= What you are asked to do =
Produce the listing below again, exactly as shown.

= Source data =
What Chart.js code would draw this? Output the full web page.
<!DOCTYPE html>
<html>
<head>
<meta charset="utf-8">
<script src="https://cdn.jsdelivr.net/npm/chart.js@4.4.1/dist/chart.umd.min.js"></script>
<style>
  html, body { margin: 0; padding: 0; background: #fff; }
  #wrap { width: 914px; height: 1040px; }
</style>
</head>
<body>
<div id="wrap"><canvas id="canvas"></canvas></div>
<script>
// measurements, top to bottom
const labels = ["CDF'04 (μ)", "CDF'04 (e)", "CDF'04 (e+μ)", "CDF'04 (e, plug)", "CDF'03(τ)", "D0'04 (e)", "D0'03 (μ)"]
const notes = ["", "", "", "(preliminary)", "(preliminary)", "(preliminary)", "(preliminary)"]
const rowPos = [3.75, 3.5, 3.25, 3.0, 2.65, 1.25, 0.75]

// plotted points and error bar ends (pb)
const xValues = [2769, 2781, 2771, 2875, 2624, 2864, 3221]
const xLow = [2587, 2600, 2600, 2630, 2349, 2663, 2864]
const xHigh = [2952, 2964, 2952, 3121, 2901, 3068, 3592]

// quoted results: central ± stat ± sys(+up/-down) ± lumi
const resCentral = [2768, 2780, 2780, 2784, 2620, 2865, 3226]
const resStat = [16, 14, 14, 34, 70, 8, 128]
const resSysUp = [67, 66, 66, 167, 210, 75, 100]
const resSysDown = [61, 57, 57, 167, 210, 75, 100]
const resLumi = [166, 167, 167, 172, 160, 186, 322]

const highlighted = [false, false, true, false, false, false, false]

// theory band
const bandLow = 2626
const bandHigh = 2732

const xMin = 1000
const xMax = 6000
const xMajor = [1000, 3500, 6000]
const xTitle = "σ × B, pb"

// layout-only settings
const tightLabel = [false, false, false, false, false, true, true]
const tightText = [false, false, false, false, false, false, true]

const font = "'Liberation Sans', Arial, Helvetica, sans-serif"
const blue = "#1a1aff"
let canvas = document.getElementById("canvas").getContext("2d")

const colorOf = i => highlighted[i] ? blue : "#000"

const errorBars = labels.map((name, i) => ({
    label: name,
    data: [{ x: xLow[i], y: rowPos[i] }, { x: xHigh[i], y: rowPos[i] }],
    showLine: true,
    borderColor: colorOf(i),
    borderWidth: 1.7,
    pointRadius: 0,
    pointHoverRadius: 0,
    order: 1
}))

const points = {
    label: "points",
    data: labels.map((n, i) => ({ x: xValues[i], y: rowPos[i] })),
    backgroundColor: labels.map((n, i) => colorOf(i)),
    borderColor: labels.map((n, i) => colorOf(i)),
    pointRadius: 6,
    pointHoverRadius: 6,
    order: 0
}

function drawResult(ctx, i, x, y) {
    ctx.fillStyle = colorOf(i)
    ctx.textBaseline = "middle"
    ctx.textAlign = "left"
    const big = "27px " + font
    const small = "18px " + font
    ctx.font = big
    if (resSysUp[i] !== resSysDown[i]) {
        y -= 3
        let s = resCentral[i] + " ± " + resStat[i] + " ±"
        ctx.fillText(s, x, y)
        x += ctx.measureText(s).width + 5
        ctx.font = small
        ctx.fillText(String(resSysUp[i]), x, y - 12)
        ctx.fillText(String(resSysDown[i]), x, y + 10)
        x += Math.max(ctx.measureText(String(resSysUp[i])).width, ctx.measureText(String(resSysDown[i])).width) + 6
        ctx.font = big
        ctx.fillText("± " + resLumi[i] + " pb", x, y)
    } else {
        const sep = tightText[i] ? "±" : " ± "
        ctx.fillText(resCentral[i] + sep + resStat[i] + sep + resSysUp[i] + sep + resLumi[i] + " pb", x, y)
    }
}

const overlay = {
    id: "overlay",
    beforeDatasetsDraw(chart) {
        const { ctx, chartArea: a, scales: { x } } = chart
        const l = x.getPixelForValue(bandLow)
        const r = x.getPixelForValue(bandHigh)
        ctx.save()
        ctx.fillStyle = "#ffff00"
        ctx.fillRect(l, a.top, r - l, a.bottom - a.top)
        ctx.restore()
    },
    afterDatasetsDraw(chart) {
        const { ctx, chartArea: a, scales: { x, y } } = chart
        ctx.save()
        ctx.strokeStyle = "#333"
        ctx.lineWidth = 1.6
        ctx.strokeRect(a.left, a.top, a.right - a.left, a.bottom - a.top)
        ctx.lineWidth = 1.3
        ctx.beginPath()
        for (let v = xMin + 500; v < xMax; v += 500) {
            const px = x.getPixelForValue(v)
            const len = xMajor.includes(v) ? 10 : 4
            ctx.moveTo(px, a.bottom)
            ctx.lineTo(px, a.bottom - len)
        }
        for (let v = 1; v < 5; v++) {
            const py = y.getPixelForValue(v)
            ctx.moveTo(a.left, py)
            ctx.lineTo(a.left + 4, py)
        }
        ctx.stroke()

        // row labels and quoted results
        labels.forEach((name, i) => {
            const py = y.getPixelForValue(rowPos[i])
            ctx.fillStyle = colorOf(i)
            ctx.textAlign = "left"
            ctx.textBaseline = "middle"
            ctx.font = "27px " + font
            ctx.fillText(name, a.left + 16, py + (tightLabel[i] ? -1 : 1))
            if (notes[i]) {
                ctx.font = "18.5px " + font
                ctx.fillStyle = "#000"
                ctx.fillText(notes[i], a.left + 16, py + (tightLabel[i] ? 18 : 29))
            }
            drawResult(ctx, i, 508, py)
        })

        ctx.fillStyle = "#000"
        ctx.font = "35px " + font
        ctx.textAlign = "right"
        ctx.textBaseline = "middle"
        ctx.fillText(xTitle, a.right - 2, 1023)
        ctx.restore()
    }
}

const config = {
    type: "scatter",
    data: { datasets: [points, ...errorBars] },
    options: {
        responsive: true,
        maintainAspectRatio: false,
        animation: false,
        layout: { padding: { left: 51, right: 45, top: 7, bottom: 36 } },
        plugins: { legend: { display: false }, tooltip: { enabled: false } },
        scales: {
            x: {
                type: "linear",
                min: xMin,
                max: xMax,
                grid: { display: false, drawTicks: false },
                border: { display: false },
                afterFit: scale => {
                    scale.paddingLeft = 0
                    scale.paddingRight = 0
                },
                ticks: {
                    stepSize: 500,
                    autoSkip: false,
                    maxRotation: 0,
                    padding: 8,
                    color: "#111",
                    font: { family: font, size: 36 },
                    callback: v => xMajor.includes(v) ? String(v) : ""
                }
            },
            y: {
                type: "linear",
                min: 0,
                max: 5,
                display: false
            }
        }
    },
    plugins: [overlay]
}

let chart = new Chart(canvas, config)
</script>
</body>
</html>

= Final result =
What Chart.js code would draw this? Output the full web page.
<!DOCTYPE html>
<html>
<head>
<meta charset="utf-8">
<script src="https://cdn.jsdelivr.net/npm/chart.js@4.4.1/dist/chart.umd.min.js"></script>
<style>
  html, body { margin: 0; padding: 0; background: #fff; }
  #wrap { width: 914px; height: 1040px; }
</style>
</head>
<body>
<div id="wrap"><canvas id="canvas"></canvas></div>
<script>
// measurements, top to bottom
const labels = ["CDF'04 (μ)", "CDF'04 (e)", "CDF'04 (e+μ)", "CDF'04 (e, plug)", "CDF'03(τ)", "D0'04 (e)", "D0'03 (μ)"]
const notes = ["", "", "", "(preliminary)", "(preliminary)", "(preliminary)", "(preliminary)"]
const rowPos = [3.75, 3.5, 3.25, 3.0, 2.65, 1.25, 0.75]

// plotted points and error bar ends (pb)
const xValues = [2769, 2781, 2771, 2875, 2624, 2864, 3221]
const xLow = [2587, 2600, 2600, 2630, 2349, 2663, 2864]
const xHigh = [2952, 2964, 2952, 3121, 2901, 3068, 3592]

// quoted results: central ± stat ± sys(+up/-down) ± lumi
const resCentral = [2768, 2780, 2780, 2784, 2620, 2865, 3226]
const resStat = [16, 14, 14, 34, 70, 8, 128]
const resSysUp = [67, 66, 66, 167, 210, 75, 100]
const resSysDown = [61, 57, 57, 167, 210, 75, 100]
const resLumi = [166, 167, 167, 172, 160, 186, 322]

const highlighted = [false, false, true, false, false, false, false]

// theory band
const bandLow = 2626
const bandHigh = 2732

const xMin = 1000
const xMax = 6000
const xMajor = [1000, 3500, 6000]
const xTitle = "σ × B, pb"

// layout-only settings
const tightLabel = [false, false, false, false, false, true, true]
const tightText = [false, false, false, false, false, false, true]

const font = "'Liberation Sans', Arial, Helvetica, sans-serif"
const blue = "#1a1aff"
let canvas = document.getElementById("canvas").getContext("2d")

const colorOf = i => highlighted[i] ? blue : "#000"

const errorBars = labels.map((name, i) => ({
    label: name,
    data: [{ x: xLow[i], y: rowPos[i] }, { x: xHigh[i], y: rowPos[i] }],
    showLine: true,
    borderColor: colorOf(i),
    borderWidth: 1.7,
    pointRadius: 0,
    pointHoverRadius: 0,
    order: 1
}))

const points = {
    label: "points",
    data: labels.map((n, i) => ({ x: xValues[i], y: rowPos[i] })),
    backgroundColor: labels.map((n, i) => colorOf(i)),
    borderColor: labels.map((n, i) => colorOf(i)),
    pointRadius: 6,
    pointHoverRadius: 6,
    order: 0
}

function drawResult(ctx, i, x, y) {
    ctx.fillStyle = colorOf(i)
    ctx.textBaseline = "middle"
    ctx.textAlign = "left"
    const big = "27px " + font
    const small = "18px " + font
    ctx.font = big
    if (resSysUp[i] !== resSysDown[i]) {
        y -= 3
        let s = resCentral[i] + " ± " + resStat[i] + " ±"
        ctx.fillText(s, x, y)
        x += ctx.measureText(s).width + 5
        ctx.font = small
        ctx.fillText(String(resSysUp[i]), x, y - 12)
        ctx.fillText(String(resSysDown[i]), x, y + 10)
        x += Math.max(ctx.measureText(String(resSysUp[i])).width, ctx.measureText(String(resSysDown[i])).width) + 6
        ctx.font = big
        ctx.fillText("± " + resLumi[i] + " pb", x, y)
    } else {
        const sep = tightText[i] ? "±" : " ± "
        ctx.fillText(resCentral[i] + sep + resStat[i] + sep + resSysUp[i] + sep + resLumi[i] + " pb", x, y)
    }
}

const overlay = {
    id: "overlay",
    beforeDatasetsDraw(chart) {
        const { ctx, chartArea: a, scales: { x } } = chart
        const l = x.getPixelForValue(bandLow)
        const r = x.getPixelForValue(bandHigh)
        ctx.save()
        ctx.fillStyle = "#ffff00"
        ctx.fillRect(l, a.top, r - l, a.bottom - a.top)
        ctx.restore()
    },
    afterDatasetsDraw(chart) {
        const { ctx, chartArea: a, scales: { x, y } } = chart
        ctx.save()
        ctx.strokeStyle = "#333"
        ctx.lineWidth = 1.6
        ctx.strokeRect(a.left, a.top, a.right - a.left, a.bottom - a.top)
        ctx.lineWidth = 1.3
        ctx.beginPath()
        for (let v = xMin + 500; v < xMax; v += 500) {
            const px = x.getPixelForValue(v)
            const len = xMajor.includes(v) ? 10 : 4
            ctx.moveTo(px, a.bottom)
            ctx.lineTo(px, a.bottom - len)
        }
        for (let v = 1; v < 5; v++) {
            const py = y.getPixelForValue(v)
            ctx.moveTo(a.left, py)
            ctx.lineTo(a.left + 4, py)
        }
        ctx.stroke()

        // row labels and quoted results
        labels.forEach((name, i) => {
            const py = y.getPixelForValue(rowPos[i])
            ctx.fillStyle = colorOf(i)
            ctx.textAlign = "left"
            ctx.textBaseline = "middle"
            ctx.font = "27px " + font
            ctx.fillText(name, a.left + 16, py + (tightLabel[i] ? -1 : 1))
            if (notes[i]) {
                ctx.font = "18.5px " + font
                ctx.fillStyle = "#000"
                ctx.fillText(notes[i], a.left + 16, py + (tightLabel[i] ? 18 : 29))
            }
            drawResult(ctx, i, 508, py)
        })

        ctx.fillStyle = "#000"
        ctx.font = "35px " + font
        ctx.textAlign = "right"
        ctx.textBaseline = "middle"
        ctx.fillText(xTitle, a.right - 2, 1023)
        ctx.restore()
    }
}

const config = {
    type: "scatter",
    data: { datasets: [points, ...errorBars] },
    options: {
        responsive: true,
        maintainAspectRatio: false,
        animation: false,
        layout: { padding: { left: 51, right: 45, top: 7, bottom: 36 } },
        plugins: { legend: { display: false }, tooltip: { enabled: false } },
        scales: {
            x: {
                type: "linear",
                min: xMin,
                max: xMax,
                grid: { display: false, drawTicks: false },
                border: { display: false },
                afterFit: scale => {
                    scale.paddingLeft = 0
                    scale.paddingRight = 0
                },
                ticks: {
                    stepSize: 500,
                    autoSkip: false,
                    maxRotation: 0,
                    padding: 8,
                    color: "#111",
                    font: { family: font, size: 36 },
                    callback: v => xMajor.includes(v) ? String(v) : ""
                }
            },
            y: {
                type: "linear",
                min: 0,
                max: 5,
                display: false
            }
        }
    },
    plugins: [overlay]
}

let chart = new Chart(canvas, config)
</script>
</body>
</html>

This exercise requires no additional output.